The unavoidable nature of change
Psychologist says that life happens, and what happens is something called change. So Python is very alive. Years ago there was the issue to change from Python 2 to Python 3, now the issue is to find if a package is compatible to Python 3.5, Python 3.6 or Python 3.7.
The rate of change from Python versions, from QGIS versions and the lack of backward compatibility make the Python change itself a kind of “Guillotine” where all the previous code and packages are not useful. Of course that I do exaggerate, but I guess you get the point of this issue.
Real stories about failure
By sure everyone have their own story, but we can mention some real stories of failure:
You can struggle 2 hours in installing a hydrological delineation package like Pysheds without success, just because the procedure you found on the internet works for Windows 10 but you were on Windows 7.
The Gempy package is amazing for geological modeling with great 3D visualization tools in VTK, but the VTK package is not compatible with Python 3.7, so you have to check for an old Anaconda distribution that supports 3.6.
Rasterio provide great tools for gridded spatial data processing, analysis and representation. The current PIP tools cannot install on a Anaconda distribution, nor even in Conda so you have to use a unofficial python binary wheel that a nice guy from a fluorescence laboratory has compiled.
Solutions that are not solutions
We are not Python core developers, but we get the idea that this problem was always an issue so there are partial solutions to develop the full power of Python in water related topics:
Conda: It is a package, dependency and environment management. The package manager looks for a package , and install it in any operating system (Windows, macOS, Linux). If the package is not available in Conda, you can use the Conda-Forge that is a collection of recipes. However, if the recipe is outdated, your package cannot be installed.

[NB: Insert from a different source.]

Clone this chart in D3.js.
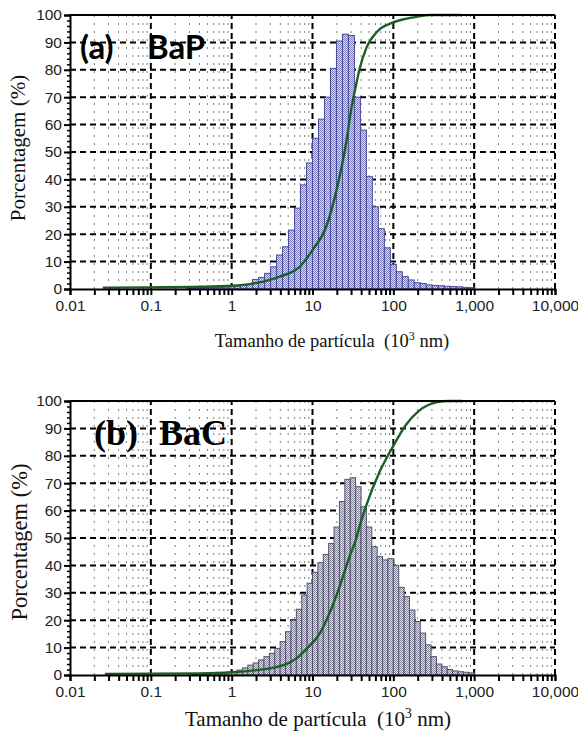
<!DOCTYPE html>
<html><head><meta charset="utf-8">
<script src="https://cdn.jsdelivr.net/npm/d3@7"></script>
<style>body{margin:0;background:#fff}</style>
</head><body>
<svg id="c" width="578" height="734" xmlns="http://www.w3.org/2000/svg"></svg>
<script>
// ---------- data ----------
const xTickValues = [0.01, 0.1, 1, 10, 100, 1000, 10000];
const xTickLabels = ["0.01", "0.1", "1", "10", "100", "1,000", "10,000"];
const yTickValues = [0, 10, 20, 30, 40, 50, 60, 70, 80, 90, 100];
const yTickLabels = ["0", "10", "20", "30", "40", "50", "60", "70", "80", "90", "100"];

// (a) BaP histogram: bin edges (10^3 nm) and percentage per bin
const bapBinEdges = [0.2783, 0.3301, 0.3915, 0.4642, 0.5506, 0.6530, 0.7743, 0.918, 1.089, 1.292,
  1.532, 1.816, 2.154, 2.555, 3.030, 3.594, 4.262, 5.054, 5.995, 7.110, 8.433, 10.0, 11.86, 14.07,
  16.68, 19.79, 23.47, 27.83, 33.01, 39.15, 46.42, 55.06, 65.30, 77.43, 91.84, 108.9, 129.2, 153.2,
  181.6, 215.4, 255.5, 303.0, 359.4, 426.2, 505.4, 599.5, 711.0, 843.3, 1000];
const bapPercent = [0.3, 0.3, 0.4, 0.5, 0.5, 0.6, 0.7, 0.8, 1.0, 1.3, 1.8, 3.5, 4.2, 5.7, 8.1, 12.4,
  15.4, 21.5, 29.5, 38, 46, 55, 62, 70, 80.5, 90.5, 93, 92.5, 70, 58, 41, 30,
  22, 15, 9, 6.3, 4.5, 3.3, 2.3, 2.0, 1.5, 1.3, 1.2, 1.0, 0.9, 0.8, 0.6, 0.5];
// (a) BaP cumulative curve
const bapCumSize = [0.0255, 0.0973, 0.403, 1.0, 1.667, 2.55, 3.91, 6.92, 10, 14.9, 19.8, 26.3, 30.3,
  34.9, 38.0, 46.4, 63.4, 94.4, 137, 209, 278, 692];
const bapCumPercent = [0.5, 0.6, 0.8, 1.2, 1.8, 2.8, 4.5, 8.1, 14.2, 23, 36, 54, 66,
  75, 80, 88, 94, 97, 98.5, 99.5, 100, 100];

// (b) BaC histogram
const bacBinEdges = [0.2929, 0.3415, 0.3981, 0.4642, 0.5412, 0.6310, 0.7356, 0.8577, 1.0, 1.166,
  1.359, 1.585, 1.848, 2.154, 2.512, 2.929, 3.415, 3.981, 4.642, 5.412, 6.310, 7.356, 8.577, 10.0,
  11.66, 13.59, 15.85, 18.48, 21.54, 25.12, 29.29, 34.15, 39.81, 46.42, 54.12, 63.10, 73.56, 85.77,
  100, 116.6, 135.9, 158.5, 184.8, 215.4, 251.2, 292.9, 341.5, 398.1, 464.2, 541.2, 631.0, 735.6,
  857.7, 1000];
const bacPercent = [0.3, 0.3, 0.4, 0.5, 0.6, 0.7, 0.8, 1.0, 1.3, 1.8, 2.6, 3.6, 4.4, 5.5, 6.7, 7.9,
  9.7, 12.2, 15.8, 20, 24, 29.2, 33.5, 37.5, 41, 44, 48, 54, 63.3, 71.4, 72, 68.7, 61.4, 54, 46.8,
  43.2, 42, 42.5, 40, 32, 28.6, 23.7, 19.5, 15.3, 11, 6.7, 4, 3, 2, 1.5, 1.2, 1.0, 0.8];
// (b) BaC cumulative curve
const bacCumSize = [0.027, 0.403, 1.0, 2.04, 3.21, 5.20, 6.92, 8.43, 12.2, 16.2, 21.5, 28.6, 34.9,
  38.0, 46.4, 67.2, 97.3, 145, 209, 339, 491, 711];
const bacCumPercent = [0.4, 0.6, 1.0, 1.8, 2.6, 4.5, 7, 9.5, 15, 22.5, 32, 43, 50,
  54, 62, 74, 83, 91.5, 96.5, 99.5, 100, 100];

const panelLabelParts = [["(a)", "BaP"], ["(b)", "BaC"]];
const yTitle = "Porcentagem (%)";

// ---------- drawing ----------
const svg = d3.select("#c");
const defs = svg.append("defs");
function checker(id, c1, c2) {
  const p = defs.append("pattern").attr("id", id).attr("width", 2).attr("height", 2)
    .attr("patternUnits", "userSpaceOnUse");
  p.append("rect").attr("width", 2).attr("height", 2).attr("fill", c2);
  p.append("rect").attr("width", 1).attr("height", 1).attr("fill", c1);
  p.append("rect").attr("x", 1).attr("y", 1).attr("width", 1).attr("height", 1).attr("fill", c1);
}
checker("patA", "#8080c4", "#d8d8f4");
checker("patB", "#86869c", "#dedee6");

const tickFont = "'Liberation Sans', Arial, sans-serif";
const serif = "'Liberation Serif', 'Times New Roman', serif";

function drawPanel(o) {
  const g = svg.append("g");
  const x = d3.scaleLog().domain([0.01, 10000]).range([70, 555]);
  const y = d3.scaleLinear().domain([0, 100]).range([o.bottom, o.top]);

  // minor vertical grid
  const minors = [];
  [0.01, 0.1, 1, 10, 100, 1000].forEach(d => { for (let m = 2; m <= 9; m++) minors.push(d * m); });
  g.append("g").selectAll("line").data(minors).join("line")
    .attr("x1", d => x(d)).attr("x2", d => x(d))
    .attr("y1", y(0)).attr("y2", y(100))
    .attr("stroke", "#555").attr("stroke-width", 1).attr("stroke-dasharray", "2,6")
    .attr("opacity", 0.75);
  // decade vertical grid
  g.append("g").selectAll("line").data(xTickValues.slice(1)).join("line")
    .attr("x1", d => x(d)).attr("x2", d => x(d))
    .attr("y1", y(0)).attr("y2", y(100))
    .attr("stroke", "#000").attr("stroke-width", 2).attr("stroke-dasharray", "6,4");
  // horizontal grid
  g.append("g").selectAll("line").data(yTickValues.slice(1, -1)).join("line")
    .attr("x1", x(0.01)).attr("x2", x(10000))
    .attr("y1", d => y(d)).attr("y2", d => y(d))
    .attr("stroke", "#000").attr("stroke-width", 2).attr("stroke-dasharray", "6,4");

  // bars
  g.append("g").selectAll("rect").data(o.values).join("rect")
    .attr("x", (d, i) => x(o.edges[i]))
    .attr("width", (d, i) => x(o.edges[i + 1]) - x(o.edges[i]))
    .attr("y", d => y(d))
    .attr("height", d => y(0) - y(d))
    .attr("fill", o.fill).attr("stroke", o.stroke).attr("stroke-width", 1);

  // cumulative curve
  const pts = o.cumSize.map((s, i) => [x(s), y(o.cumPct[i])]);
  g.append("path").datum(pts)
    .attr("d", d3.line().curve(d3.curveMonotoneX))
    .attr("fill", "none").attr("stroke", "#1b5e28").attr("stroke-width", 2.4);

  // top frame
  g.append("line").attr("x1", x(0.01)).attr("x2", x(10000)).attr("y1", y(100)).attr("y2", y(100))
    .attr("stroke", "#000").attr("stroke-width", 2);

  // y axis
  const yMinor = d3.range(0, 101, 2);
  const yAxMinor = g.append("g").attr("transform", `translate(${x(0.01)},0)`)
    .call(d3.axisLeft(y).tickValues(yMinor).tickSize(3).tickFormat(""));
  yAxMinor.select(".domain").remove();
  yAxMinor.selectAll("line").attr("stroke-width", 1.5);
  const yAx = g.append("g").attr("transform", `translate(${x(0.01)},0)`)
    .call(d3.axisLeft(y).tickValues(yTickValues).tickSize(6).tickPadding(2)
      .tickFormat((d, i) => yTickLabels[i]));
  yAx.select(".domain").attr("stroke-width", 2);
  yAx.selectAll("line").attr("stroke-width", 2);
  yAx.selectAll("text").attr("font-family", tickFont).attr("font-size", 15.5).attr("fill", "#222");

  // x axis
  const xAllTicks = xTickValues.concat(minors);
  const xAx = g.append("g").attr("transform", `translate(0,${y(0)})`)
    .call(d3.axisBottom(x).tickValues(xAllTicks).tickSize(6).tickPadding(5)
      .tickFormat(d => { const k = xTickValues.indexOf(d); return k >= 0 ? xTickLabels[k] : ""; }));
  xAx.select(".domain").attr("stroke-width", 2);
  xAx.selectAll("line").attr("stroke-width", 2);
  xAx.selectAll("text").attr("font-family", tickFont).attr("font-size", 15.5).attr("fill", "#222");

  // y title
  svg.append("text").attr("transform", `translate(${o.yTitleX},${o.yTitleY}) rotate(-90)`)
    .attr("text-anchor", "middle").attr("font-family", serif).attr("font-size", o.yTitleSize)
    .attr("fill", "#111").text(yTitle);
  // x title
  const xt = svg.append("text").attr("x", o.xTitleX).attr("y", o.xTitleY)
    .attr("text-anchor", "middle").attr("font-family", serif).attr("font-size", o.xTitleSize)
    .attr("fill", "#111");
  xt.append("tspan").text("Tamanho de partícula\u00a0\u00a0(10");
  xt.append("tspan").attr("font-size", o.xTitleSize * 0.65).attr("dy", -o.xTitleSize * 0.38).text("3");
  xt.append("tspan").attr("dy", o.xTitleSize * 0.38).text(" nm)");

  // panel label
  const lt = svg.append("text").attr("x", o.labelX).attr("y", o.labelY)
    .attr("font-family", o.labelFont).attr("font-weight", "bold").attr("font-size", o.labelSize)
    .attr("fill", "#000");
  lt.append("tspan").text(o.label[0]);
  lt.append("tspan").attr("x", o.label2X).text(o.label[1]);
}

drawPanel({
  top: 15, bottom: 289, edges: bapBinEdges, values: bapPercent,
  cumSize: bapCumSize, cumPct: bapCumPercent, fill: "url(#patA)", stroke: "#4a4a96",
  yTitleX: 25, yTitleY: 148, yTitleSize: 21, xTitleX: 332, xTitleY: 347, xTitleSize: 18.5,
  label: panelLabelParts[0], labelX: 80, label2X: 147, labelY: 59,
  labelFont: "Lato, 'Open Sans', sans-serif", labelSize: 33
});
drawPanel({
  top: 401, bottom: 675, edges: bacBinEdges, values: bacPercent,
  cumSize: bacCumSize, cumPct: bacCumPercent, fill: "url(#patB)", stroke: "#525268",
  yTitleX: 27, yTitleY: 542, yTitleSize: 22.5, xTitleX: 318, xTitleY: 726, xTitleSize: 21,
  label: panelLabelParts[1], labelX: 94, label2X: 159, labelY: 445, labelFont: serif, labelSize: 36
});
</script>
</body></html>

Docker: A higher level of solution and the alternative that Gempy offers for using the package. Docker is a platform to build and run an application in any computer, it actually creates a platform on top of your operating system where you application is deployed and run. The problem is that support for Windows versions other that Windows 10 is limited and requires to turn on some virtualization options on the operating system and on the BIOS to run, steps that are not easy for a non-geek or normal water resources specialist.
Digital Ocean: Or any cloud infrastructure provider as Amazon AWS, Google Cloud, Rackspace, etc. You can setup a linux machine on the cloud even with docker and met the specific requirements that your package needs. However this a monthly cost.
More reasonable solution
Last week we did a research on the Point Data Abstraction Library (PDAL) that is something like the geospatial library GDAL but for LIDAR or Drone LAS point clouds. The library has binary distributions for Linux and Windows. With Python and Subprocess package we could get all tools from the library without normal hassle and frustration.
One solution could be that advance packages should be compiled as executables in every operating system and work with arguments to ensure the applicability in every operating system.
More solutions are definitely needed to overcome this dark side of Python.